## [RECORDED DATA]
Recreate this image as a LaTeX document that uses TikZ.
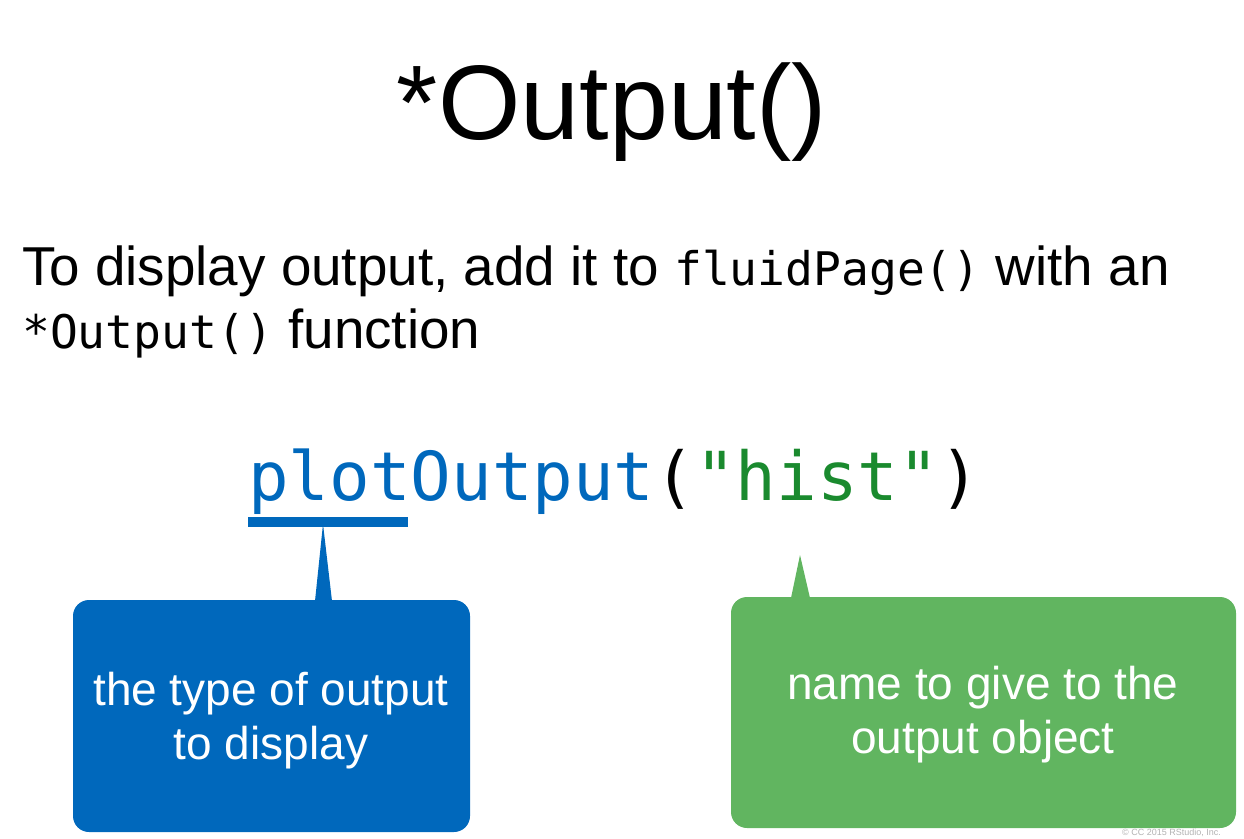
\documentclass[tikz,border=0pt]{standalone}
\usepackage{fontspec}
\setmainfont{Liberation Sans}
\setmonofont{DejaVu Sans Mono}
\usetikzlibrary{calc}
\definecolor{rblue}{HTML}{0068BC}
\definecolor{rgreen}{HTML}{61B560}
\definecolor{strgreen}{HTML}{1A8A2E}
\newcommand{\tfont}{\fontsize{54.8}{60}\selectfont}
\newcommand{\mfont}{\fontsize{46.3}{60}\selectfont\ttfamily}
\begin{document}
\begin{tikzpicture}[x=1pt,y=-1pt,
  callbox/.style={rounded corners=16pt, minimum width=#1, inner sep=0pt, outer sep=0pt},
  calltext/.style={text=white, align=center, font=\fontsize{46}{54}\selectfont, inner sep=0pt}]
\useasboundingbox (0,0) rectangle (1244,838);
% title
\node[anchor=base, font=\fontsize{106}{120}\selectfont, inner sep=0pt] (title) at (612,139) {*Output()};
% body text
\node[anchor=base west, font=\tfont, inner sep=0pt] (body1) at (22,285)
  {To display output, add it to {\mfont fluidPage()} with an};
\node[anchor=base west, font=\tfont, inner sep=0pt] (body2) at (22,348)
  {{\mfont *Output()} function};
% code line
\node[anchor=base west, font=\fontsize{67.5}{70}\selectfont\ttfamily, inner sep=0pt] (code) at (248,500)
  {\textcolor{rblue}{plotOutput}(\textcolor{strgreen}{"hist"})};
\fill[rblue] (248,517) rectangle (408,527);
% blue callout
\node[callbox=397pt, minimum height=232pt, fill=rblue] (bbox) at (271.5,716) {};
\fill[rblue] ($(bbox.north west)+(242,1)$) -- (323,524) -- ($(bbox.north west)+(259,1)$) -- cycle;
\node[calltext] (btext) at (271,721) {the type of output\\to display};
% green callout
\node[callbox=505pt, minimum height=231pt, fill=rgreen] (gbox) at (983.5,712.5) {};
\fill[rgreen] ($(gbox.north west)+(60,1)$) -- (800,555) -- ($(gbox.north west)+(79,1)$) -- cycle;
\node[calltext] (gtext) at (983,715) {name to give to the\\output object};
% footer
\node[anchor=base west, text=black!30, font=\fontsize{9}{11}\selectfont, inner sep=0pt] (copy) at (1122,835) {© CC 2015 RStudio, Inc.};
\end{tikzpicture}
\end{document}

## [EXERCISE]
Without the pictures, retype the whole of the material above exactly.

## [COMPLETED EXERCISE]
Recreate this image as a LaTeX document that uses TikZ.
\documentclass[tikz,border=0pt]{standalone}
\usepackage{fontspec}
\setmainfont{Liberation Sans}
\setmonofont{DejaVu Sans Mono}
\usetikzlibrary{calc}
\definecolor{rblue}{HTML}{0068BC}
\definecolor{rgreen}{HTML}{61B560}
\definecolor{strgreen}{HTML}{1A8A2E}
\newcommand{\tfont}{\fontsize{54.8}{60}\selectfont}
\newcommand{\mfont}{\fontsize{46.3}{60}\selectfont\ttfamily}
\begin{document}
\begin{tikzpicture}[x=1pt,y=-1pt,
  callbox/.style={rounded corners=16pt, minimum width=#1, inner sep=0pt, outer sep=0pt},
  calltext/.style={text=white, align=center, font=\fontsize{46}{54}\selectfont, inner sep=0pt}]
\useasboundingbox (0,0) rectangle (1244,838);
% title
\node[anchor=base, font=\fontsize{106}{120}\selectfont, inner sep=0pt] (title) at (612,139) {*Output()};
% body text
\node[anchor=base west, font=\tfont, inner sep=0pt] (body1) at (22,285)
  {To display output, add it to {\mfont fluidPage()} with an};
\node[anchor=base west, font=\tfont, inner sep=0pt] (body2) at (22,348)
  {{\mfont *Output()} function};
% code line
\node[anchor=base west, font=\fontsize{67.5}{70}\selectfont\ttfamily, inner sep=0pt] (code) at (248,500)
  {\textcolor{rblue}{plotOutput}(\textcolor{strgreen}{"hist"})};
\fill[rblue] (248,517) rectangle (408,527);
% blue callout
\node[callbox=397pt, minimum height=232pt, fill=rblue] (bbox) at (271.5,716) {};
\fill[rblue] ($(bbox.north west)+(242,1)$) -- (323,524) -- ($(bbox.north west)+(259,1)$) -- cycle;
\node[calltext] (btext) at (271,721) {the type of output\\to display};
% green callout
\node[callbox=505pt, minimum height=231pt, fill=rgreen] (gbox) at (983.5,712.5) {};
\fill[rgreen] ($(gbox.north west)+(60,1)$) -- (800,555) -- ($(gbox.north west)+(79,1)$) -- cycle;
\node[calltext] (gtext) at (983,715) {name to give to the\\output object};
% footer
\node[anchor=base west, text=black!30, font=\fontsize{9}{11}\selectfont, inner sep=0pt] (copy) at (1122,835) {© CC 2015 RStudio, Inc.};
\end{tikzpicture}
\end{document}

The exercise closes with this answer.